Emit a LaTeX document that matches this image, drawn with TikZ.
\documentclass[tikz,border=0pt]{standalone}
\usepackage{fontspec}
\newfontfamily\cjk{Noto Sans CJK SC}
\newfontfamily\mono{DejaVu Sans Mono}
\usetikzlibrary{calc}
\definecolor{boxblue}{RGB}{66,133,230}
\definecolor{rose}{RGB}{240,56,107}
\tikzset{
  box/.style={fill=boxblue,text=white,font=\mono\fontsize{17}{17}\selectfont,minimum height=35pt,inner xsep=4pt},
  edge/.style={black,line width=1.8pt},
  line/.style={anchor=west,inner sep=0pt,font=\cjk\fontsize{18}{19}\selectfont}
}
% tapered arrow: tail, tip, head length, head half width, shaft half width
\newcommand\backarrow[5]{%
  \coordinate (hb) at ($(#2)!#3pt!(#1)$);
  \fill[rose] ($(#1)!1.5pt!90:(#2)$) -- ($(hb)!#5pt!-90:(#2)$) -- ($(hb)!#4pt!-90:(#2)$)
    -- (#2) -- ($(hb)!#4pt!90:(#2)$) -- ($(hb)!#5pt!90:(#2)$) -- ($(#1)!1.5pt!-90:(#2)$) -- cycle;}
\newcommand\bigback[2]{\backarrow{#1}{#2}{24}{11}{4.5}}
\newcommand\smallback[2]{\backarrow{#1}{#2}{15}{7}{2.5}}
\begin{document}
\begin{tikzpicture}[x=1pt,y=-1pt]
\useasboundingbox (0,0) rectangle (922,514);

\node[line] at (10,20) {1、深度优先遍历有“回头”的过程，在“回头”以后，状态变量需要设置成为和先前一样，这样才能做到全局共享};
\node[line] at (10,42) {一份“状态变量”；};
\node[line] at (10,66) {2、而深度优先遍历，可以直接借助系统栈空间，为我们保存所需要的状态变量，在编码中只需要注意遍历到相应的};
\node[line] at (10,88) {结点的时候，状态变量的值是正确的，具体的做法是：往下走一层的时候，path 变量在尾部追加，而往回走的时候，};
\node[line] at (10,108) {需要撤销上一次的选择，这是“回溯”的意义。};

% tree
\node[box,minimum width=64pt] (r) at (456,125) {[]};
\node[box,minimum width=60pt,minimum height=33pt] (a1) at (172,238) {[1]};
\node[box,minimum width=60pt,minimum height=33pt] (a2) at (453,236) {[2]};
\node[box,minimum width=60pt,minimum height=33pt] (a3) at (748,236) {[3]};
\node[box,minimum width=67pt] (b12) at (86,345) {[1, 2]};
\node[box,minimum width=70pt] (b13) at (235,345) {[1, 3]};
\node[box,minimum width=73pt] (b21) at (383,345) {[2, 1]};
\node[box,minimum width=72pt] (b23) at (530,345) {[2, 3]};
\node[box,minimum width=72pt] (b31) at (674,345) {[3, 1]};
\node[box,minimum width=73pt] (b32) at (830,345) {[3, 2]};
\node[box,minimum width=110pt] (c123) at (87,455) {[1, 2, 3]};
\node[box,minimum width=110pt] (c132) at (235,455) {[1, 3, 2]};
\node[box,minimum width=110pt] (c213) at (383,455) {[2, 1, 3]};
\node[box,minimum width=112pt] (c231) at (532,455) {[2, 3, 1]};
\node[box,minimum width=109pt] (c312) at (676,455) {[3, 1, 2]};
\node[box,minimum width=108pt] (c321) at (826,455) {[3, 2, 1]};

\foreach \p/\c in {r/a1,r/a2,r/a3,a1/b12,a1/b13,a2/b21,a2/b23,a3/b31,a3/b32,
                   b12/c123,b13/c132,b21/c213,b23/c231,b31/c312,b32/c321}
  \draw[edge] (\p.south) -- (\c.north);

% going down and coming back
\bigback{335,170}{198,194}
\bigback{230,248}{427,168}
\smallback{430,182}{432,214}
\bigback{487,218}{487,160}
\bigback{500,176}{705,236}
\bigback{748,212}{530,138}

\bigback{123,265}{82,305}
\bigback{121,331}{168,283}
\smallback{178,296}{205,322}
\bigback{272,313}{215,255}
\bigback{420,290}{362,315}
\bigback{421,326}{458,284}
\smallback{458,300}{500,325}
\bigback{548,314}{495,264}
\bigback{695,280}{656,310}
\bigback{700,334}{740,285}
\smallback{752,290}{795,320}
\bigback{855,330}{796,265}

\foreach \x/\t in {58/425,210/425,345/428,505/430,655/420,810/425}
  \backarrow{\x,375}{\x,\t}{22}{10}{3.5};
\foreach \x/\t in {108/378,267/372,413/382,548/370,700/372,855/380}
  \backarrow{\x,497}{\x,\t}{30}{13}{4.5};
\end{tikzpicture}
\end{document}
—————
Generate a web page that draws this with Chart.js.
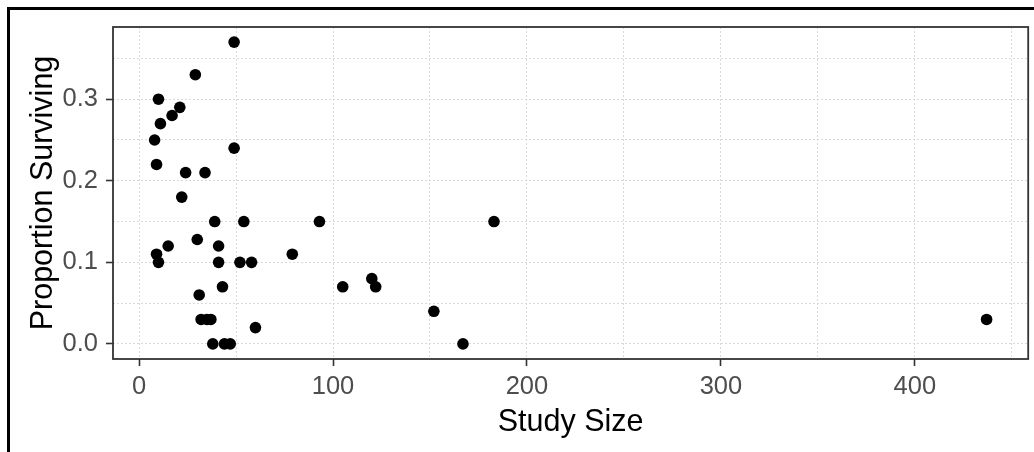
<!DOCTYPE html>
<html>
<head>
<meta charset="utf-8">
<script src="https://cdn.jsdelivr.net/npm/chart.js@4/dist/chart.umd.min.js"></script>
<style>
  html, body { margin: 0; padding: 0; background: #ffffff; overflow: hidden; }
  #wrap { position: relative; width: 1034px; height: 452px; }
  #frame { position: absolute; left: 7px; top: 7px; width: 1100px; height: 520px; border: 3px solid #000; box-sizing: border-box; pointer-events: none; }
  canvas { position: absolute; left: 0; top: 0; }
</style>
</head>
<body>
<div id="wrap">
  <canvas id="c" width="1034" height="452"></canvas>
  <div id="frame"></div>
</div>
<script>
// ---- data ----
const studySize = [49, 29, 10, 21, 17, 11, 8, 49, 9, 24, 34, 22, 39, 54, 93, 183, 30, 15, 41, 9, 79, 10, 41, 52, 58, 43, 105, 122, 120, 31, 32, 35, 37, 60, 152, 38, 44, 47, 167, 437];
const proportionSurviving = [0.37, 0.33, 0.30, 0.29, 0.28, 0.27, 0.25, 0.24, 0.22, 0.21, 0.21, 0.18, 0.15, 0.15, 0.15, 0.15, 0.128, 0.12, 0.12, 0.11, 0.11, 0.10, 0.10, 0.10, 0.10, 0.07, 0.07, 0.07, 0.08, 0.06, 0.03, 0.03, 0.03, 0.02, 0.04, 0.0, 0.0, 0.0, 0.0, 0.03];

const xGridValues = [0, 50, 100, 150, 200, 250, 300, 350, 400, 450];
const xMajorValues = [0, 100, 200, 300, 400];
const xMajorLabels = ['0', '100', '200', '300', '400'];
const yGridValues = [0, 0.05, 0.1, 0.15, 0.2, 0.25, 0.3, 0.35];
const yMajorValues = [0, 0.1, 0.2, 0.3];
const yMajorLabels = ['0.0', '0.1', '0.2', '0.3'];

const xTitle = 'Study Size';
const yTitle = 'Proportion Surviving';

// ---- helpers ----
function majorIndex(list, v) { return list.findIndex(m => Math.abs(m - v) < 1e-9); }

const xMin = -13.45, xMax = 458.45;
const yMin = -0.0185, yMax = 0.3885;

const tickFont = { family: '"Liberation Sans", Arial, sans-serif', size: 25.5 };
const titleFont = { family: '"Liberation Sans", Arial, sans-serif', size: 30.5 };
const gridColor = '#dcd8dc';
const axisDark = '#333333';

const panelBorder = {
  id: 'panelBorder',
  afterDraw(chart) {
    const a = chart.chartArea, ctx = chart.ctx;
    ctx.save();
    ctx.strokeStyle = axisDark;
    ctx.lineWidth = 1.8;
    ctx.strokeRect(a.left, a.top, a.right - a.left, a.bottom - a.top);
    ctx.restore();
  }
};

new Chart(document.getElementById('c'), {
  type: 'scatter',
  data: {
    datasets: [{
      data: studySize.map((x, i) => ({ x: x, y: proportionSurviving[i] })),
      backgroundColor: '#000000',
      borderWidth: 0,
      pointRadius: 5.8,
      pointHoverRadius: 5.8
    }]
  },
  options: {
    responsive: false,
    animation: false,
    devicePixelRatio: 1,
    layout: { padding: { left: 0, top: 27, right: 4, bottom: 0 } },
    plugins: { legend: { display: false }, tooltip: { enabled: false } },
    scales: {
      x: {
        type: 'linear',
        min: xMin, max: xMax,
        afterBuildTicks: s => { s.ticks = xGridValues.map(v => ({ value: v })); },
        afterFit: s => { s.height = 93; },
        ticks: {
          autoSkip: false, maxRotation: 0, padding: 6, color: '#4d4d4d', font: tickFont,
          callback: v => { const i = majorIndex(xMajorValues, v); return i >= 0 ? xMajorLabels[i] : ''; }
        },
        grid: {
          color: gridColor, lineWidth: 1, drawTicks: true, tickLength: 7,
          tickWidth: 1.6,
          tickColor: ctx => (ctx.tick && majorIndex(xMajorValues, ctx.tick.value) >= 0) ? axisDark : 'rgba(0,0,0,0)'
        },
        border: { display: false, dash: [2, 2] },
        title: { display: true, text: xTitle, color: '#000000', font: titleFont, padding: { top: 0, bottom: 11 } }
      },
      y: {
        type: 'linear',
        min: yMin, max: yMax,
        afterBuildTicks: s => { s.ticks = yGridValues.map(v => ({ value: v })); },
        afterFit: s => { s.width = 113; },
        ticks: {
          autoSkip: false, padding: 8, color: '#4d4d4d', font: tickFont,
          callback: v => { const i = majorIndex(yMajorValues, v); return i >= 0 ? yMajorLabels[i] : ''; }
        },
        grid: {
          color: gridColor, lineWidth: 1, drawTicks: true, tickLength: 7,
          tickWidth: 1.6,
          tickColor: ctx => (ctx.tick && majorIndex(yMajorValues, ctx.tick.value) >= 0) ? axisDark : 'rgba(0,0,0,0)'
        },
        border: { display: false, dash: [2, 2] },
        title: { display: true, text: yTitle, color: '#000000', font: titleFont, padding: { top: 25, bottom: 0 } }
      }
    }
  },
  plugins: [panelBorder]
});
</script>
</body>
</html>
—————
[THE PROBLEM] Above are some records. Output exactly the lines from the one that contains "Generate a web" to the one that contains "function majorIndex(list, v)", keeping both, and omit the pictures.

[FULL OUTPUT]
Generate a web page that draws this with Chart.js.
<!DOCTYPE html>
<html>
<head>
<meta charset="utf-8">
<script src="https://cdn.jsdelivr.net/npm/chart.js@4/dist/chart.umd.min.js"></script>
<style>
  html, body { margin: 0; padding: 0; background: #ffffff; overflow: hidden; }
  #wrap { position: relative; width: 1034px; height: 452px; }
  #frame { position: absolute; left: 7px; top: 7px; width: 1100px; height: 520px; border: 3px solid #000; box-sizing: border-box; pointer-events: none; }
  canvas { position: absolute; left: 0; top: 0; }
</style>
</head>
<body>
<div id="wrap">
  <canvas id="c" width="1034" height="452"></canvas>
  <div id="frame"></div>
</div>
<script>
// ---- data ----
const studySize = [49, 29, 10, 21, 17, 11, 8, 49, 9, 24, 34, 22, 39, 54, 93, 183, 30, 15, 41, 9, 79, 10, 41, 52, 58, 43, 105, 122, 120, 31, 32, 35, 37, 60, 152, 38, 44, 47, 167, 437];
const proportionSurviving = [0.37, 0.33, 0.30, 0.29, 0.28, 0.27, 0.25, 0.24, 0.22, 0.21, 0.21, 0.18, 0.15, 0.15, 0.15, 0.15, 0.128, 0.12, 0.12, 0.11, 0.11, 0.10, 0.10, 0.10, 0.10, 0.07, 0.07, 0.07, 0.08, 0.06, 0.03, 0.03, 0.03, 0.02, 0.04, 0.0, 0.0, 0.0, 0.0, 0.03];

const xGridValues = [0, 50, 100, 150, 200, 250, 300, 350, 400, 450];
const xMajorValues = [0, 100, 200, 300, 400];
const xMajorLabels = ['0', '100', '200', '300', '400'];
const yGridValues = [0, 0.05, 0.1, 0.15, 0.2, 0.25, 0.3, 0.35];
const yMajorValues = [0, 0.1, 0.2, 0.3];
const yMajorLabels = ['0.0', '0.1', '0.2', '0.3'];

const xTitle = 'Study Size';
const yTitle = 'Proportion Surviving';

// ---- helpers ----
function majorIndex(list, v) { return list.findIndex(m => Math.abs(m - v) < 1e-9); }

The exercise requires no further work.